Information supplied:
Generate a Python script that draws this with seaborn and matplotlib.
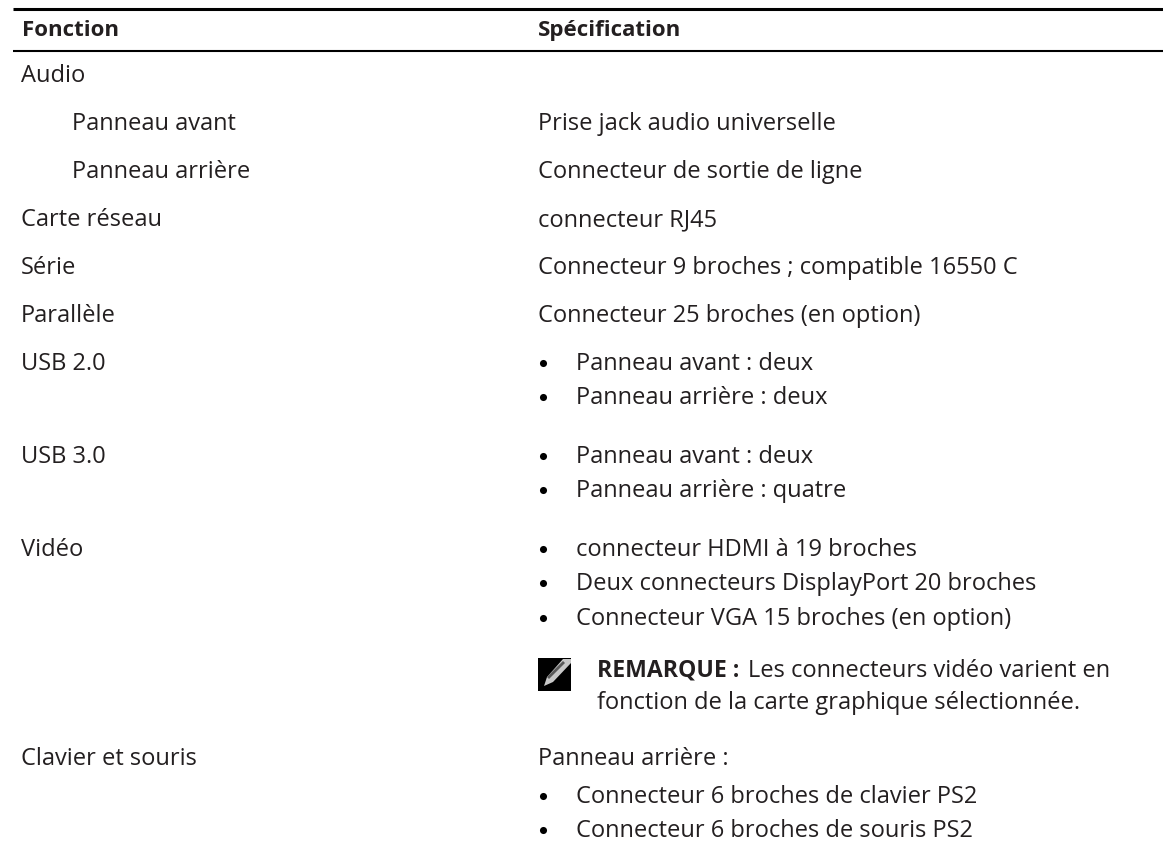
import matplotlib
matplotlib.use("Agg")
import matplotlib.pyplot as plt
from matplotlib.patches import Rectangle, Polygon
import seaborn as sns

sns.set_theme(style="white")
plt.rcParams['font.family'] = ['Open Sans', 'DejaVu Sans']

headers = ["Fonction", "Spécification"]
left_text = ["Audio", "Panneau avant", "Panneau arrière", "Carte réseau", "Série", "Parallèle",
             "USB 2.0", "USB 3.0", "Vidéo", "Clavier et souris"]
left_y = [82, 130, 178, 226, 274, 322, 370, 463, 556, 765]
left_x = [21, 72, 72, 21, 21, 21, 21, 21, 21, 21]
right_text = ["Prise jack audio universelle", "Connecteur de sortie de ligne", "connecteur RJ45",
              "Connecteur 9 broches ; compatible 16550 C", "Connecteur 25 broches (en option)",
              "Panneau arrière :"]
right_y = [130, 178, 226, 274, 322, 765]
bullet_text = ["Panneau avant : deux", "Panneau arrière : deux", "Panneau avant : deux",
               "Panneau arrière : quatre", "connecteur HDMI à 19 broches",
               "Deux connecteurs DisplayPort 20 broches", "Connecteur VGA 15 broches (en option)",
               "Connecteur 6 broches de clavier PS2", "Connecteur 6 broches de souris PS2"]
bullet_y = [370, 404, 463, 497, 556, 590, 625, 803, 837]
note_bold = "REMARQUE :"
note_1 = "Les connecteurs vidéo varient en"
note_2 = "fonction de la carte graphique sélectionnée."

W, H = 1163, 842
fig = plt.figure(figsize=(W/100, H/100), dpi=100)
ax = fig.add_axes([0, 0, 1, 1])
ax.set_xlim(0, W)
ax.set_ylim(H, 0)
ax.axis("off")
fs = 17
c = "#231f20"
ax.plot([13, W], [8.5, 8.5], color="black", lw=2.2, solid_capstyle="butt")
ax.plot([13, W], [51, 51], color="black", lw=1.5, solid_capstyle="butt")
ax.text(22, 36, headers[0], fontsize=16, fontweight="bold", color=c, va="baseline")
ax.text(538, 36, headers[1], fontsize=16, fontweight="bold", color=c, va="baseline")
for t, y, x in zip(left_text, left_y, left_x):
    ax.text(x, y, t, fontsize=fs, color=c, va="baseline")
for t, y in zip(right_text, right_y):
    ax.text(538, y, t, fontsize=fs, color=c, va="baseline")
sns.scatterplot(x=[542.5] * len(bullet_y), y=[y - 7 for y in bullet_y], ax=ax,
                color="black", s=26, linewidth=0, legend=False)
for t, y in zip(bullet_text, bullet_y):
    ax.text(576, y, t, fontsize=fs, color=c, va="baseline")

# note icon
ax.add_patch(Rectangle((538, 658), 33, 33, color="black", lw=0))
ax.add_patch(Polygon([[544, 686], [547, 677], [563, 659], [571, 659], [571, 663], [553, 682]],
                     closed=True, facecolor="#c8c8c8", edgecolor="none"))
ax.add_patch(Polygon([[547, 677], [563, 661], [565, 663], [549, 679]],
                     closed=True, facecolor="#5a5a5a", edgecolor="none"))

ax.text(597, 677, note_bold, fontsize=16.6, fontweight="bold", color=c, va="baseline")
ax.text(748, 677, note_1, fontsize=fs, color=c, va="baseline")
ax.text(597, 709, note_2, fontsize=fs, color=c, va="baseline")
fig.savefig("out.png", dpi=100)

Written exercise:
Omit the pictures and output all of the other material exactly.

Output:
Generate a Python script that draws this with seaborn and matplotlib.
import matplotlib
matplotlib.use("Agg")
import matplotlib.pyplot as plt
from matplotlib.patches import Rectangle, Polygon
import seaborn as sns

sns.set_theme(style="white")
plt.rcParams['font.family'] = ['Open Sans', 'DejaVu Sans']

headers = ["Fonction", "Spécification"]
left_text = ["Audio", "Panneau avant", "Panneau arrière", "Carte réseau", "Série", "Parallèle",
             "USB 2.0", "USB 3.0", "Vidéo", "Clavier et souris"]
left_y = [82, 130, 178, 226, 274, 322, 370, 463, 556, 765]
left_x = [21, 72, 72, 21, 21, 21, 21, 21, 21, 21]
right_text = ["Prise jack audio universelle", "Connecteur de sortie de ligne", "connecteur RJ45",
              "Connecteur 9 broches ; compatible 16550 C", "Connecteur 25 broches (en option)",
              "Panneau arrière :"]
right_y = [130, 178, 226, 274, 322, 765]
bullet_text = ["Panneau avant : deux", "Panneau arrière : deux", "Panneau avant : deux",
               "Panneau arrière : quatre", "connecteur HDMI à 19 broches",
               "Deux connecteurs DisplayPort 20 broches", "Connecteur VGA 15 broches (en option)",
               "Connecteur 6 broches de clavier PS2", "Connecteur 6 broches de souris PS2"]
bullet_y = [370, 404, 463, 497, 556, 590, 625, 803, 837]
note_bold = "REMARQUE :"
note_1 = "Les connecteurs vidéo varient en"
note_2 = "fonction de la carte graphique sélectionnée."

W, H = 1163, 842
fig = plt.figure(figsize=(W/100, H/100), dpi=100)
ax = fig.add_axes([0, 0, 1, 1])
ax.set_xlim(0, W)
ax.set_ylim(H, 0)
ax.axis("off")
fs = 17
c = "#231f20"
ax.plot([13, W], [8.5, 8.5], color="black", lw=2.2, solid_capstyle="butt")
ax.plot([13, W], [51, 51], color="black", lw=1.5, solid_capstyle="butt")
ax.text(22, 36, headers[0], fontsize=16, fontweight="bold", color=c, va="baseline")
ax.text(538, 36, headers[1], fontsize=16, fontweight="bold", color=c, va="baseline")
for t, y, x in zip(left_text, left_y, left_x):
    ax.text(x, y, t, fontsize=fs, color=c, va="baseline")
for t, y in zip(right_text, right_y):
    ax.text(538, y, t, fontsize=fs, color=c, va="baseline")
sns.scatterplot(x=[542.5] * len(bullet_y), y=[y - 7 for y in bullet_y], ax=ax,
                color="black", s=26, linewidth=0, legend=False)
for t, y in zip(bullet_text, bullet_y):
    ax.text(576, y, t, fontsize=fs, color=c, va="baseline")

# note icon
ax.add_patch(Rectangle((538, 658), 33, 33, color="black", lw=0))
ax.add_patch(Polygon([[544, 686], [547, 677], [563, 659], [571, 659], [571, 663], [553, 682]],
                     closed=True, facecolor="#c8c8c8", edgecolor="none"))
ax.add_patch(Polygon([[547, 677], [563, 661], [565, 663], [549, 679]],
                     closed=True, facecolor="#5a5a5a", edgecolor="none"))

ax.text(597, 677, note_bold, fontsize=16.6, fontweight="bold", color=c, va="baseline")
ax.text(748, 677, note_1, fontsize=fs, color=c, va="baseline")
ax.text(597, 709, note_2, fontsize=fs, color=c, va="baseline")
fig.savefig("out.png", dpi=100)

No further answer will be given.